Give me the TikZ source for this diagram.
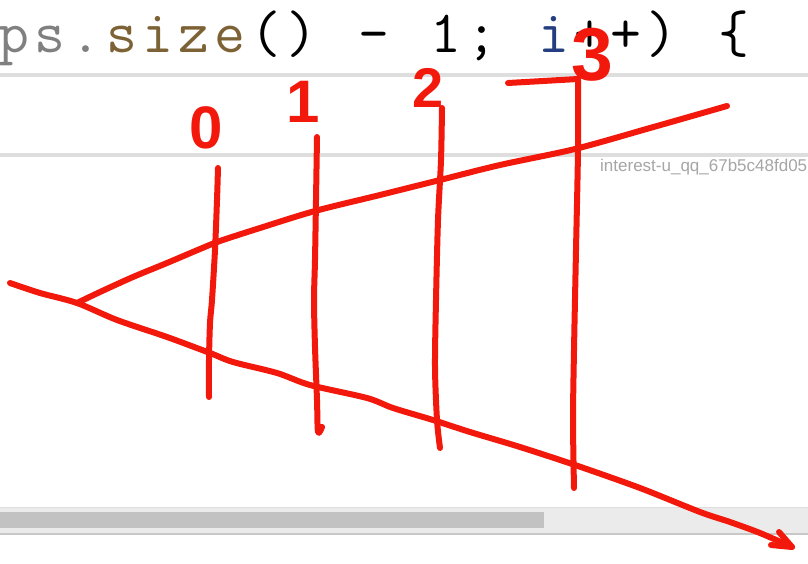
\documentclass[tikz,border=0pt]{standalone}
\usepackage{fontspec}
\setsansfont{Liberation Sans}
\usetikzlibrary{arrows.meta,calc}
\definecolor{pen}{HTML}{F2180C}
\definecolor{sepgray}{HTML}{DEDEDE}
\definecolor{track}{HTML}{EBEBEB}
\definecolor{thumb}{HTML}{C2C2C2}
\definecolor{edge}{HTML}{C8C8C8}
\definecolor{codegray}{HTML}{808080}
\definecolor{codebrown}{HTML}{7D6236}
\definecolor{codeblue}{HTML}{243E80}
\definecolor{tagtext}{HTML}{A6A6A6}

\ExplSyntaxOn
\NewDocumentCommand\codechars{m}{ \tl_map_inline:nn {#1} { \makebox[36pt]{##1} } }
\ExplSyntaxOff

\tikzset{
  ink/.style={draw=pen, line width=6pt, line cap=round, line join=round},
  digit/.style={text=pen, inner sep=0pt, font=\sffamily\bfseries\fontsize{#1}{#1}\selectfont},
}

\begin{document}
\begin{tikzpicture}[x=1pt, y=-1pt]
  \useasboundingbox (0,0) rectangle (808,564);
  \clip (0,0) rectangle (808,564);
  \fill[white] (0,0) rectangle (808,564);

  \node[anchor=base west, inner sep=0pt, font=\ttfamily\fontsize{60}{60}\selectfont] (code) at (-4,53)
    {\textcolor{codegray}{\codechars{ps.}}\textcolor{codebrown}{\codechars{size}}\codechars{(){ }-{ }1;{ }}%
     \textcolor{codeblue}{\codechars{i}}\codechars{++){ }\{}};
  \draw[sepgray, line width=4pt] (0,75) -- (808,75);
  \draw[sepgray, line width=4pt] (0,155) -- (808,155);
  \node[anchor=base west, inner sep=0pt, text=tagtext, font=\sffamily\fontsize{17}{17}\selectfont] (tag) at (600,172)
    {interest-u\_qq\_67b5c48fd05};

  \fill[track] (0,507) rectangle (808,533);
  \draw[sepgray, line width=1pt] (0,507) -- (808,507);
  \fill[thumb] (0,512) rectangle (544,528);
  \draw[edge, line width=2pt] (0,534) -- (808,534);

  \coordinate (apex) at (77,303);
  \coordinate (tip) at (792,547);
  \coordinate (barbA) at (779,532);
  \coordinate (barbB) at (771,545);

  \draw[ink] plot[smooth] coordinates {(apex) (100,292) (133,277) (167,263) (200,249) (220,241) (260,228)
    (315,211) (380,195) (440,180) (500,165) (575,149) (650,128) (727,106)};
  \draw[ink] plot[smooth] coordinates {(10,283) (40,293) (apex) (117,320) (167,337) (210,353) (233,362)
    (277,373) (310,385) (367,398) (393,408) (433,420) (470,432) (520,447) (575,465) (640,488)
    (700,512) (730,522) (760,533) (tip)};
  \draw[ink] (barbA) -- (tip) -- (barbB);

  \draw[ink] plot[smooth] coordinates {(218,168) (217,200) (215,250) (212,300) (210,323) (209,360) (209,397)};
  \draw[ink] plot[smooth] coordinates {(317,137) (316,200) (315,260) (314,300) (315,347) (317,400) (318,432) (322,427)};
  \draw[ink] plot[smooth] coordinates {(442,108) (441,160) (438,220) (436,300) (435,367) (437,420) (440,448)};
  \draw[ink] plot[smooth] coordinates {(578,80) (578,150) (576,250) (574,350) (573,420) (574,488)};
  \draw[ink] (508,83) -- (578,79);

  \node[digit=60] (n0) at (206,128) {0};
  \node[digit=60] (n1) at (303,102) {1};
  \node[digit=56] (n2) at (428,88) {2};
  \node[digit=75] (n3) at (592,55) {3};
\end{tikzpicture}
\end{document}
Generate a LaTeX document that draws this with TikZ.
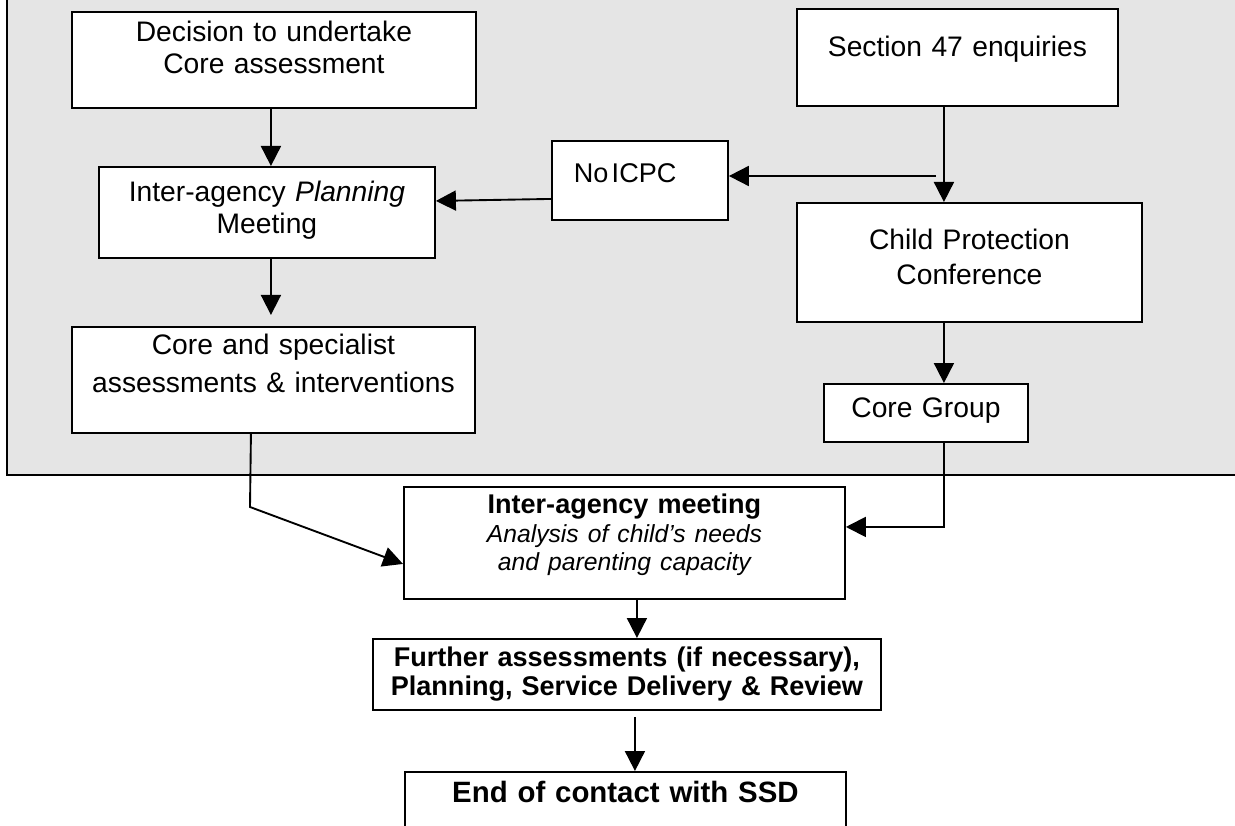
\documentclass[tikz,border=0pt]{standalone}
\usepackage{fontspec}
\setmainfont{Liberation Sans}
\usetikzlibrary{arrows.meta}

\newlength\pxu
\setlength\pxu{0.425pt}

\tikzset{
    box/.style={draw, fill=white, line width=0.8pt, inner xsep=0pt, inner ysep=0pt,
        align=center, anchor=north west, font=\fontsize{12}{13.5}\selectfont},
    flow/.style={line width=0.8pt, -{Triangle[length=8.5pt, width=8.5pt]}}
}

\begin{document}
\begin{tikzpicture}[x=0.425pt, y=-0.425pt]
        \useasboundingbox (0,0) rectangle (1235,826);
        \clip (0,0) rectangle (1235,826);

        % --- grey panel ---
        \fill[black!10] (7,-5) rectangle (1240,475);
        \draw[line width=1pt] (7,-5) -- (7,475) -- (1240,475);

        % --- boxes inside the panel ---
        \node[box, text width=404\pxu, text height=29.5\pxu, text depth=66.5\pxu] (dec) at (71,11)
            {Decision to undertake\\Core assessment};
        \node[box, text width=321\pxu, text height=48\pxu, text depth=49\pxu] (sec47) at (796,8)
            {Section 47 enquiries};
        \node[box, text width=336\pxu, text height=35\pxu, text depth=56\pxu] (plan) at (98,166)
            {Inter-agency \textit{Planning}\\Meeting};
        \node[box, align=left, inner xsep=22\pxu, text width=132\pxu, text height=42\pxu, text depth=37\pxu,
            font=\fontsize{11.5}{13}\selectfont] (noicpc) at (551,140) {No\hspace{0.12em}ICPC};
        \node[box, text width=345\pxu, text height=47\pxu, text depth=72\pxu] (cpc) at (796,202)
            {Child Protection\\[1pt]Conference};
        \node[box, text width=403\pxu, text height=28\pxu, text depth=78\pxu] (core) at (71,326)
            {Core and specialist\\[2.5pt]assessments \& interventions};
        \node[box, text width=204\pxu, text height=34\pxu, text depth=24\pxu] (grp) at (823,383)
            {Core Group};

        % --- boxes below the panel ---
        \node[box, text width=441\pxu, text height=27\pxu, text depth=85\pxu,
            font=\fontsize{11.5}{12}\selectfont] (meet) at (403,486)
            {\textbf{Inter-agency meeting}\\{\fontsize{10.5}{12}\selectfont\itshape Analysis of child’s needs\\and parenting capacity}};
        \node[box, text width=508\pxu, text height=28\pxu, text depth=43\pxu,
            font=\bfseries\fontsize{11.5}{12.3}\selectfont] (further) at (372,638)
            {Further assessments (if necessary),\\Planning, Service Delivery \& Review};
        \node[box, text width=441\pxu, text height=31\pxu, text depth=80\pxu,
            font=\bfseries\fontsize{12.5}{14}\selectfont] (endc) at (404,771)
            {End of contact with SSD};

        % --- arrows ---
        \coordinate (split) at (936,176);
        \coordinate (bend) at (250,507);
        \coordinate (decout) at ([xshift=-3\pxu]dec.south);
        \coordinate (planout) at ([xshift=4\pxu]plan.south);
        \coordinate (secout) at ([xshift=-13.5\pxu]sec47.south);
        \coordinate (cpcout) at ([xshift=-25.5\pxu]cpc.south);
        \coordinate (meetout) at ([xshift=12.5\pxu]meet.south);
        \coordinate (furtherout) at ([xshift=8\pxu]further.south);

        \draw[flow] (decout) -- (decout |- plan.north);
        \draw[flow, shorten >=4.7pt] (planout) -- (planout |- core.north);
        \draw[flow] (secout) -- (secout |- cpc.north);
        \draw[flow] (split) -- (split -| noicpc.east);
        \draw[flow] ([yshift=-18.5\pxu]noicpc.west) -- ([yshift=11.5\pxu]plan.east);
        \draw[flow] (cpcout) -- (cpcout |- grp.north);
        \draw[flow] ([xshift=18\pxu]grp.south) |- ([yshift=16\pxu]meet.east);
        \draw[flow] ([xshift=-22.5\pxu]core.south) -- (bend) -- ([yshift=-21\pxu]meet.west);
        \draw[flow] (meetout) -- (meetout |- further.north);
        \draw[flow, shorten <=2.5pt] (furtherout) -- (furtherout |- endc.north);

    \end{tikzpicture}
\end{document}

_ _ _ _ _ _ _

- **REQUIRED WORK**
From the records given above, reproduce all text exactly and exclude each picture.

- **EXERCISE RESULT**
Give me the TikZ source for this diagram.
\documentclass[tikz,border=0pt]{standalone}
\usepackage{fontspec}
\setsansfont{Liberation Sans}
\usetikzlibrary{arrows.meta,calc}
\definecolor{pen}{HTML}{F2180C}
\definecolor{sepgray}{HTML}{DEDEDE}
\definecolor{track}{HTML}{EBEBEB}
\definecolor{thumb}{HTML}{C2C2C2}
\definecolor{edge}{HTML}{C8C8C8}
\definecolor{codegray}{HTML}{808080}
\definecolor{codebrown}{HTML}{7D6236}
\definecolor{codeblue}{HTML}{243E80}
\definecolor{tagtext}{HTML}{A6A6A6}

\ExplSyntaxOn
\NewDocumentCommand\codechars{m}{ \tl_map_inline:nn {#1} { \makebox[36pt]{##1} } }
\ExplSyntaxOff

\tikzset{
  ink/.style={draw=pen, line width=6pt, line cap=round, line join=round},
  digit/.style={text=pen, inner sep=0pt, font=\sffamily\bfseries\fontsize{#1}{#1}\selectfont},
}

\begin{document}
\begin{tikzpicture}[x=1pt, y=-1pt]
  \useasboundingbox (0,0) rectangle (808,564);
  \clip (0,0) rectangle (808,564);
  \fill[white] (0,0) rectangle (808,564);

  \node[anchor=base west, inner sep=0pt, font=\ttfamily\fontsize{60}{60}\selectfont] (code) at (-4,53)
    {\textcolor{codegray}{\codechars{ps.}}\textcolor{codebrown}{\codechars{size}}\codechars{(){ }-{ }1;{ }}%
     \textcolor{codeblue}{\codechars{i}}\codechars{++){ }\{}};
  \draw[sepgray, line width=4pt] (0,75) -- (808,75);
  \draw[sepgray, line width=4pt] (0,155) -- (808,155);
  \node[anchor=base west, inner sep=0pt, text=tagtext, font=\sffamily\fontsize{17}{17}\selectfont] (tag) at (600,172)
    {interest-u\_qq\_67b5c48fd05};

  \fill[track] (0,507) rectangle (808,533);
  \draw[sepgray, line width=1pt] (0,507) -- (808,507);
  \fill[thumb] (0,512) rectangle (544,528);
  \draw[edge, line width=2pt] (0,534) -- (808,534);

  \coordinate (apex) at (77,303);
  \coordinate (tip) at (792,547);
  \coordinate (barbA) at (779,532);
  \coordinate (barbB) at (771,545);

  \draw[ink] plot[smooth] coordinates {(apex) (100,292) (133,277) (167,263) (200,249) (220,241) (260,228)
    (315,211) (380,195) (440,180) (500,165) (575,149) (650,128) (727,106)};
  \draw[ink] plot[smooth] coordinates {(10,283) (40,293) (apex) (117,320) (167,337) (210,353) (233,362)
    (277,373) (310,385) (367,398) (393,408) (433,420) (470,432) (520,447) (575,465) (640,488)
    (700,512) (730,522) (760,533) (tip)};
  \draw[ink] (barbA) -- (tip) -- (barbB);

  \draw[ink] plot[smooth] coordinates {(218,168) (217,200) (215,250) (212,300) (210,323) (209,360) (209,397)};
  \draw[ink] plot[smooth] coordinates {(317,137) (316,200) (315,260) (314,300) (315,347) (317,400) (318,432) (322,427)};
  \draw[ink] plot[smooth] coordinates {(442,108) (441,160) (438,220) (436,300) (435,367) (437,420) (440,448)};
  \draw[ink] plot[smooth] coordinates {(578,80) (578,150) (576,250) (574,350) (573,420) (574,488)};
  \draw[ink] (508,83) -- (578,79);

  \node[digit=60] (n0) at (206,128) {0};
  \node[digit=60] (n1) at (303,102) {1};
  \node[digit=56] (n2) at (428,88) {2};
  \node[digit=75] (n3) at (592,55) {3};
\end{tikzpicture}
\end{document}
Generate a LaTeX document that draws this with TikZ.
\documentclass[tikz,border=0pt]{standalone}
\usepackage{fontspec}
\setmainfont{Liberation Sans}
\usetikzlibrary{arrows.meta}

\newlength\pxu
\setlength\pxu{0.425pt}

\tikzset{
    box/.style={draw, fill=white, line width=0.8pt, inner xsep=0pt, inner ysep=0pt,
        align=center, anchor=north west, font=\fontsize{12}{13.5}\selectfont},
    flow/.style={line width=0.8pt, -{Triangle[length=8.5pt, width=8.5pt]}}
}

\begin{document}
\begin{tikzpicture}[x=0.425pt, y=-0.425pt]
        \useasboundingbox (0,0) rectangle (1235,826);
        \clip (0,0) rectangle (1235,826);

        % --- grey panel ---
        \fill[black!10] (7,-5) rectangle (1240,475);
        \draw[line width=1pt] (7,-5) -- (7,475) -- (1240,475);

        % --- boxes inside the panel ---
        \node[box, text width=404\pxu, text height=29.5\pxu, text depth=66.5\pxu] (dec) at (71,11)
            {Decision to undertake\\Core assessment};
        \node[box, text width=321\pxu, text height=48\pxu, text depth=49\pxu] (sec47) at (796,8)
            {Section 47 enquiries};
        \node[box, text width=336\pxu, text height=35\pxu, text depth=56\pxu] (plan) at (98,166)
            {Inter-agency \textit{Planning}\\Meeting};
        \node[box, align=left, inner xsep=22\pxu, text width=132\pxu, text height=42\pxu, text depth=37\pxu,
            font=\fontsize{11.5}{13}\selectfont] (noicpc) at (551,140) {No\hspace{0.12em}ICPC};
        \node[box, text width=345\pxu, text height=47\pxu, text depth=72\pxu] (cpc) at (796,202)
            {Child Protection\\[1pt]Conference};
        \node[box, text width=403\pxu, text height=28\pxu, text depth=78\pxu] (core) at (71,326)
            {Core and specialist\\[2.5pt]assessments \& interventions};
        \node[box, text width=204\pxu, text height=34\pxu, text depth=24\pxu] (grp) at (823,383)
            {Core Group};

        % --- boxes below the panel ---
        \node[box, text width=441\pxu, text height=27\pxu, text depth=85\pxu,
            font=\fontsize{11.5}{12}\selectfont] (meet) at (403,486)
            {\textbf{Inter-agency meeting}\\{\fontsize{10.5}{12}\selectfont\itshape Analysis of child’s needs\\and parenting capacity}};
        \node[box, text width=508\pxu, text height=28\pxu, text depth=43\pxu,
            font=\bfseries\fontsize{11.5}{12.3}\selectfont] (further) at (372,638)
            {Further assessments (if necessary),\\Planning, Service Delivery \& Review};
        \node[box, text width=441\pxu, text height=31\pxu, text depth=80\pxu,
            font=\bfseries\fontsize{12.5}{14}\selectfont] (endc) at (404,771)
            {End of contact with SSD};

        % --- arrows ---
        \coordinate (split) at (936,176);
        \coordinate (bend) at (250,507);
        \coordinate (decout) at ([xshift=-3\pxu]dec.south);
        \coordinate (planout) at ([xshift=4\pxu]plan.south);
        \coordinate (secout) at ([xshift=-13.5\pxu]sec47.south);
        \coordinate (cpcout) at ([xshift=-25.5\pxu]cpc.south);
        \coordinate (meetout) at ([xshift=12.5\pxu]meet.south);
        \coordinate (furtherout) at ([xshift=8\pxu]further.south);

        \draw[flow] (decout) -- (decout |- plan.north);
        \draw[flow, shorten >=4.7pt] (planout) -- (planout |- core.north);
        \draw[flow] (secout) -- (secout |- cpc.north);
        \draw[flow] (split) -- (split -| noicpc.east);
        \draw[flow] ([yshift=-18.5\pxu]noicpc.west) -- ([yshift=11.5\pxu]plan.east);
        \draw[flow] (cpcout) -- (cpcout |- grp.north);
        \draw[flow] ([xshift=18\pxu]grp.south) |- ([yshift=16\pxu]meet.east);
        \draw[flow] ([xshift=-22.5\pxu]core.south) -- (bend) -- ([yshift=-21\pxu]meet.west);
        \draw[flow] (meetout) -- (meetout |- further.north);
        \draw[flow, shorten <=2.5pt] (furtherout) -- (furtherout |- endc.north);

    \end{tikzpicture}
\end{document}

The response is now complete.